Les années suivantes, l’activité des Perséides est restée supérieure à la normale, sans être exceptionnelle : le ZHR s’est élevé à 250 en 1994, à 160 en 1995 et à 155 en 1996. Actuellement, il semble que le maximum secondaire ne se produise plus. Toutefois, le maximum primaire des Perséides, observé en général dans la nuit du 12 au 13 août, est habituellement très régulier, tout comme ceux des Quadrantides et des Géminides.
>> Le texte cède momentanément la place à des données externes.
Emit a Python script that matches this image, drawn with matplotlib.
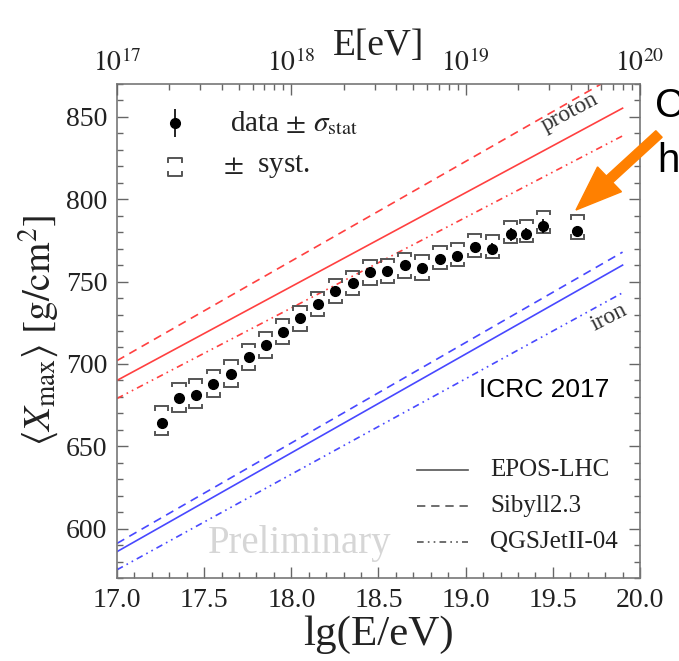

Cet essaim est le seul à être connu du grand public, en raison notamment de son activité estivale, au point que bien des gens sont persuadés que l’on ne peut voir des étoiles filantes qu’au mois d’août.
Le radiant des Perséides se trouve juste à côte de l’étoile Êta Persée, dans la constellation de Persée, elle-même située à proximité de celle de Cassiopée. On repère cette dernière à partir de la Grande Ourse. Il faut tout d’abord localiser l’étoile polaire : pour cela, on relie les deux dernières étoiles de la Grande Ourse (alpha et bêta) et l’on prolonge cette ligne de cinq fois sa longueur. On relie ensuite la première étoile du Grand Chariot (delta) et l’étoile Polaire, et le prolongement de cette ligne d’une longueur à peu près égale passe près de l’étoile alpha de Cassiopée.
Le jour du maximum des Perséides (la nuit du 12 au 13 août), vers 22h30, la Grande Ourse est basse dans le ciel, au nord-ouest, tandis que Cassiopée est basse au nord-est. Le radiant est très bas et se lève lentement au cours de la nuit. Peu avant le début du crépuscule matinal, vers 4 h 30, il atteint sa hauteur maximale, à environ 10° du zénith. En général, l’activité de l’essaim métérorique dure environ trois jours, du 10 au 13 août, durant lesquels on observe un ZHR de 40 à 50 qui double pendant quelques heures au moment du maximum. Le déclin de l’activité après le maximum est plus rapide que l’augmentation qui le précède. Du fait de leur vitesse élevée, un grand nombre de Perséides sont très brillantes et laissent des tramées persistantes fort appréciées des photographes.